## begin DATA EXCERPT

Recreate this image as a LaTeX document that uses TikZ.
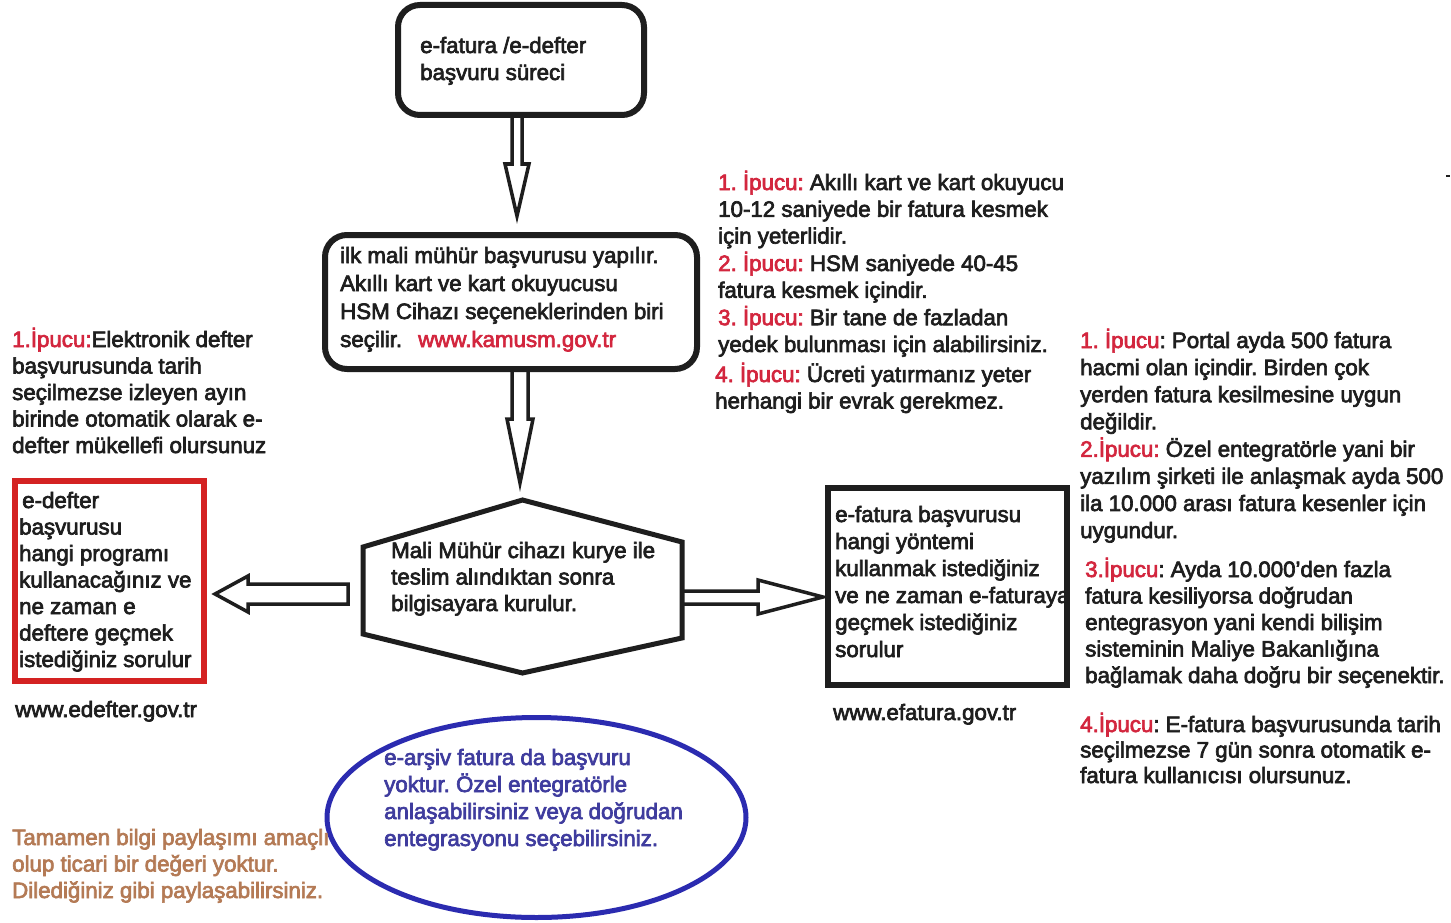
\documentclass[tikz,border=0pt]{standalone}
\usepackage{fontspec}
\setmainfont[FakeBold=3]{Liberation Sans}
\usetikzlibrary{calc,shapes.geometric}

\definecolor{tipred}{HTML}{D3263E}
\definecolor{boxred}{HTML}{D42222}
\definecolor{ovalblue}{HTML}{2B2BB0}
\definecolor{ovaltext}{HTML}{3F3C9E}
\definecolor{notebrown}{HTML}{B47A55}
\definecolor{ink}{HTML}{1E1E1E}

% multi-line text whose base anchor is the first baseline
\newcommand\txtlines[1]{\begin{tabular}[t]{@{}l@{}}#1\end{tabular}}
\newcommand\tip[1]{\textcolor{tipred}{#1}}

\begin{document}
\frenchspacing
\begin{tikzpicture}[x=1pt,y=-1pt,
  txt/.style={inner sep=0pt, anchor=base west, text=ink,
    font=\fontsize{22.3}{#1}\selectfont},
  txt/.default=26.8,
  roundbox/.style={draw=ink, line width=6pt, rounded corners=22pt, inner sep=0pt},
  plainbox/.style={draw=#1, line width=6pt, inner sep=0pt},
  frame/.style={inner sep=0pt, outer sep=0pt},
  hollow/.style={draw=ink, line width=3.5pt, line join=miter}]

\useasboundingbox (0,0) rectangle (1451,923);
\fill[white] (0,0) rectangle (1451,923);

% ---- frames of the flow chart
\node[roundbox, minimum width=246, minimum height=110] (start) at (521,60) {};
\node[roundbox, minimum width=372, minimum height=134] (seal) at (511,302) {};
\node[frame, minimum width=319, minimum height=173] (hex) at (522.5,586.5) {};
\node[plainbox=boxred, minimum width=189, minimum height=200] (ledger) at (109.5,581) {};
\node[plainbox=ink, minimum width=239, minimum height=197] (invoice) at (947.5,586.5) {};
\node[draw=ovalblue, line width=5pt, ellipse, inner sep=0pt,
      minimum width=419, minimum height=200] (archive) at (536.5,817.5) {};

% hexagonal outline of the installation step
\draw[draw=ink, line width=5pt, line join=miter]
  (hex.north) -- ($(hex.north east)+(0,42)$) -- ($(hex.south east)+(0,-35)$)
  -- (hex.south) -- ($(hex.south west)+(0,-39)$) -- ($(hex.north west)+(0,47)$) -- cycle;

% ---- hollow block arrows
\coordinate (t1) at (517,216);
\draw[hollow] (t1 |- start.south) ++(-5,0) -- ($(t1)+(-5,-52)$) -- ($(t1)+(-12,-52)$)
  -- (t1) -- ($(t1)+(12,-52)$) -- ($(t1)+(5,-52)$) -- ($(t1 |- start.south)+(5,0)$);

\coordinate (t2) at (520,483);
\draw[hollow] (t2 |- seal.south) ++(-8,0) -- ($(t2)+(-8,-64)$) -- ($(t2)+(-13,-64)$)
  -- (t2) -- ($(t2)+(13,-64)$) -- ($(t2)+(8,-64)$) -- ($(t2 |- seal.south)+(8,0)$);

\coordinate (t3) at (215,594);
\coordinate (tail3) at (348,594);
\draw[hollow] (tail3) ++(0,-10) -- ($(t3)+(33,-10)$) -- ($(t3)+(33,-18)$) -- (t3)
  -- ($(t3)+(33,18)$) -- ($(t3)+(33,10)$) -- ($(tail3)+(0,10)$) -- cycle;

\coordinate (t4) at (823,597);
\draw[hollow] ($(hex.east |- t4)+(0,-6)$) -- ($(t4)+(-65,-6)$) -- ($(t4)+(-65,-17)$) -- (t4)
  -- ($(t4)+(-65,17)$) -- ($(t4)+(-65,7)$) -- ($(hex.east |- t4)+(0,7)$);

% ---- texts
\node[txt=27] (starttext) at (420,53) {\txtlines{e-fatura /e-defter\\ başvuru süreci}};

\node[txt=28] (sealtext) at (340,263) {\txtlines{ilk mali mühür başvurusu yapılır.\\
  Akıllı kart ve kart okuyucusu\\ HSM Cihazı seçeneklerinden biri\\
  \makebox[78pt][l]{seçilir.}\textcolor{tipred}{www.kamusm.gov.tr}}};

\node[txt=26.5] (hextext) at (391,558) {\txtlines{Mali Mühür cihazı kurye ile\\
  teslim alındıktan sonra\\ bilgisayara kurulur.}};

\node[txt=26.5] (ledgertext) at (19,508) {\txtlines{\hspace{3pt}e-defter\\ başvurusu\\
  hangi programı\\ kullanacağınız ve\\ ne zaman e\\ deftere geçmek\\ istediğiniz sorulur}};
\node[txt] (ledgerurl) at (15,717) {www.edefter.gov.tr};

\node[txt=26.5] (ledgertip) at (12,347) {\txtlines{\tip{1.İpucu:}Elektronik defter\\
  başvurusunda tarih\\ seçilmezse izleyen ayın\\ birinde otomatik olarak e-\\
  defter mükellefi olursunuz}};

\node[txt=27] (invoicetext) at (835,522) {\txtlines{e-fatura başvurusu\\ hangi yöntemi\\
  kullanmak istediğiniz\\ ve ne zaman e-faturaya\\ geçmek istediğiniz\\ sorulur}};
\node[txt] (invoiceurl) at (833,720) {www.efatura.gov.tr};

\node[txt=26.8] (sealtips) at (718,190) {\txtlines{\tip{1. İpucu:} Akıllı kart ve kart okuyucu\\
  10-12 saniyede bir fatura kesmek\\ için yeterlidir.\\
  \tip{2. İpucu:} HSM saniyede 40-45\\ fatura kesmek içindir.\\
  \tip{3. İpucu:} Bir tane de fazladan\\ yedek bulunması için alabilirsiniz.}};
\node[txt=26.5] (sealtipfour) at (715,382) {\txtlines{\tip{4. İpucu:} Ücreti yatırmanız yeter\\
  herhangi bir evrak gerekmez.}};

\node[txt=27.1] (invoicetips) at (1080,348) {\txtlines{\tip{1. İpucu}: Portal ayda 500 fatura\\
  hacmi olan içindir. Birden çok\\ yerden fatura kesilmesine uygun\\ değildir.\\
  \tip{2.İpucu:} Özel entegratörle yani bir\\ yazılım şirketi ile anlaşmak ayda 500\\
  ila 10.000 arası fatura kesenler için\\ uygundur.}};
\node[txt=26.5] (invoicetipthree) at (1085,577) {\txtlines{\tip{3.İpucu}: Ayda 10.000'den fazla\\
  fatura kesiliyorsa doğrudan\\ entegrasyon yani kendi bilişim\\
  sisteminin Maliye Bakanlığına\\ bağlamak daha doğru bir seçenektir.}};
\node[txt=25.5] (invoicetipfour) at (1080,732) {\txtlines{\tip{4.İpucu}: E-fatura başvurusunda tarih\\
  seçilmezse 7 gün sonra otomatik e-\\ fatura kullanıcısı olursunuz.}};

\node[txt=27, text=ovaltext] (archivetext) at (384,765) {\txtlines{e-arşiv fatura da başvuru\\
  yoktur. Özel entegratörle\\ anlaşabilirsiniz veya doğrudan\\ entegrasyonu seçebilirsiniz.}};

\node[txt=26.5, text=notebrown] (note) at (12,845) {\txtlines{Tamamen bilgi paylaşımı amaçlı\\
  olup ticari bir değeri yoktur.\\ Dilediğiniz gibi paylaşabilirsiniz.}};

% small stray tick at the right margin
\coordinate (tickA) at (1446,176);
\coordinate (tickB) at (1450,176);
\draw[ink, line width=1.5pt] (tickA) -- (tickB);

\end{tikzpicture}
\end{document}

## end DATA EXCERPT

● TASK: Transcribe all the data word for word; the images stay out.

● SOLUTION TO THE EXERCISE:
Recreate this image as a LaTeX document that uses TikZ.
\documentclass[tikz,border=0pt]{standalone}
\usepackage{fontspec}
\setmainfont[FakeBold=3]{Liberation Sans}
\usetikzlibrary{calc,shapes.geometric}

\definecolor{tipred}{HTML}{D3263E}
\definecolor{boxred}{HTML}{D42222}
\definecolor{ovalblue}{HTML}{2B2BB0}
\definecolor{ovaltext}{HTML}{3F3C9E}
\definecolor{notebrown}{HTML}{B47A55}
\definecolor{ink}{HTML}{1E1E1E}

% multi-line text whose base anchor is the first baseline
\newcommand\txtlines[1]{\begin{tabular}[t]{@{}l@{}}#1\end{tabular}}
\newcommand\tip[1]{\textcolor{tipred}{#1}}

\begin{document}
\frenchspacing
\begin{tikzpicture}[x=1pt,y=-1pt,
  txt/.style={inner sep=0pt, anchor=base west, text=ink,
    font=\fontsize{22.3}{#1}\selectfont},
  txt/.default=26.8,
  roundbox/.style={draw=ink, line width=6pt, rounded corners=22pt, inner sep=0pt},
  plainbox/.style={draw=#1, line width=6pt, inner sep=0pt},
  frame/.style={inner sep=0pt, outer sep=0pt},
  hollow/.style={draw=ink, line width=3.5pt, line join=miter}]

\useasboundingbox (0,0) rectangle (1451,923);
\fill[white] (0,0) rectangle (1451,923);

% ---- frames of the flow chart
\node[roundbox, minimum width=246, minimum height=110] (start) at (521,60) {};
\node[roundbox, minimum width=372, minimum height=134] (seal) at (511,302) {};
\node[frame, minimum width=319, minimum height=173] (hex) at (522.5,586.5) {};
\node[plainbox=boxred, minimum width=189, minimum height=200] (ledger) at (109.5,581) {};
\node[plainbox=ink, minimum width=239, minimum height=197] (invoice) at (947.5,586.5) {};
\node[draw=ovalblue, line width=5pt, ellipse, inner sep=0pt,
      minimum width=419, minimum height=200] (archive) at (536.5,817.5) {};

% hexagonal outline of the installation step
\draw[draw=ink, line width=5pt, line join=miter]
  (hex.north) -- ($(hex.north east)+(0,42)$) -- ($(hex.south east)+(0,-35)$)
  -- (hex.south) -- ($(hex.south west)+(0,-39)$) -- ($(hex.north west)+(0,47)$) -- cycle;

% ---- hollow block arrows
\coordinate (t1) at (517,216);
\draw[hollow] (t1 |- start.south) ++(-5,0) -- ($(t1)+(-5,-52)$) -- ($(t1)+(-12,-52)$)
  -- (t1) -- ($(t1)+(12,-52)$) -- ($(t1)+(5,-52)$) -- ($(t1 |- start.south)+(5,0)$);

\coordinate (t2) at (520,483);
\draw[hollow] (t2 |- seal.south) ++(-8,0) -- ($(t2)+(-8,-64)$) -- ($(t2)+(-13,-64)$)
  -- (t2) -- ($(t2)+(13,-64)$) -- ($(t2)+(8,-64)$) -- ($(t2 |- seal.south)+(8,0)$);

\coordinate (t3) at (215,594);
\coordinate (tail3) at (348,594);
\draw[hollow] (tail3) ++(0,-10) -- ($(t3)+(33,-10)$) -- ($(t3)+(33,-18)$) -- (t3)
  -- ($(t3)+(33,18)$) -- ($(t3)+(33,10)$) -- ($(tail3)+(0,10)$) -- cycle;

\coordinate (t4) at (823,597);
\draw[hollow] ($(hex.east |- t4)+(0,-6)$) -- ($(t4)+(-65,-6)$) -- ($(t4)+(-65,-17)$) -- (t4)
  -- ($(t4)+(-65,17)$) -- ($(t4)+(-65,7)$) -- ($(hex.east |- t4)+(0,7)$);

% ---- texts
\node[txt=27] (starttext) at (420,53) {\txtlines{e-fatura /e-defter\\ başvuru süreci}};

\node[txt=28] (sealtext) at (340,263) {\txtlines{ilk mali mühür başvurusu yapılır.\\
  Akıllı kart ve kart okuyucusu\\ HSM Cihazı seçeneklerinden biri\\
  \makebox[78pt][l]{seçilir.}\textcolor{tipred}{www.kamusm.gov.tr}}};

\node[txt=26.5] (hextext) at (391,558) {\txtlines{Mali Mühür cihazı kurye ile\\
  teslim alındıktan sonra\\ bilgisayara kurulur.}};

\node[txt=26.5] (ledgertext) at (19,508) {\txtlines{\hspace{3pt}e-defter\\ başvurusu\\
  hangi programı\\ kullanacağınız ve\\ ne zaman e\\ deftere geçmek\\ istediğiniz sorulur}};
\node[txt] (ledgerurl) at (15,717) {www.edefter.gov.tr};

\node[txt=26.5] (ledgertip) at (12,347) {\txtlines{\tip{1.İpucu:}Elektronik defter\\
  başvurusunda tarih\\ seçilmezse izleyen ayın\\ birinde otomatik olarak e-\\
  defter mükellefi olursunuz}};

\node[txt=27] (invoicetext) at (835,522) {\txtlines{e-fatura başvurusu\\ hangi yöntemi\\
  kullanmak istediğiniz\\ ve ne zaman e-faturaya\\ geçmek istediğiniz\\ sorulur}};
\node[txt] (invoiceurl) at (833,720) {www.efatura.gov.tr};

\node[txt=26.8] (sealtips) at (718,190) {\txtlines{\tip{1. İpucu:} Akıllı kart ve kart okuyucu\\
  10-12 saniyede bir fatura kesmek\\ için yeterlidir.\\
  \tip{2. İpucu:} HSM saniyede 40-45\\ fatura kesmek içindir.\\
  \tip{3. İpucu:} Bir tane de fazladan\\ yedek bulunması için alabilirsiniz.}};
\node[txt=26.5] (sealtipfour) at (715,382) {\txtlines{\tip{4. İpucu:} Ücreti yatırmanız yeter\\
  herhangi bir evrak gerekmez.}};

\node[txt=27.1] (invoicetips) at (1080,348) {\txtlines{\tip{1. İpucu}: Portal ayda 500 fatura\\
  hacmi olan içindir. Birden çok\\ yerden fatura kesilmesine uygun\\ değildir.\\
  \tip{2.İpucu:} Özel entegratörle yani bir\\ yazılım şirketi ile anlaşmak ayda 500\\
  ila 10.000 arası fatura kesenler için\\ uygundur.}};
\node[txt=26.5] (invoicetipthree) at (1085,577) {\txtlines{\tip{3.İpucu}: Ayda 10.000'den fazla\\
  fatura kesiliyorsa doğrudan\\ entegrasyon yani kendi bilişim\\
  sisteminin Maliye Bakanlığına\\ bağlamak daha doğru bir seçenektir.}};
\node[txt=25.5] (invoicetipfour) at (1080,732) {\txtlines{\tip{4.İpucu}: E-fatura başvurusunda tarih\\
  seçilmezse 7 gün sonra otomatik e-\\ fatura kullanıcısı olursunuz.}};

\node[txt=27, text=ovaltext] (archivetext) at (384,765) {\txtlines{e-arşiv fatura da başvuru\\
  yoktur. Özel entegratörle\\ anlaşabilirsiniz veya doğrudan\\ entegrasyonu seçebilirsiniz.}};

\node[txt=26.5, text=notebrown] (note) at (12,845) {\txtlines{Tamamen bilgi paylaşımı amaçlı\\
  olup ticari bir değeri yoktur.\\ Dilediğiniz gibi paylaşabilirsiniz.}};

% small stray tick at the right margin
\coordinate (tickA) at (1446,176);
\coordinate (tickB) at (1450,176);
\draw[ink, line width=1.5pt] (tickA) -- (tickB);

\end{tikzpicture}
\end{document}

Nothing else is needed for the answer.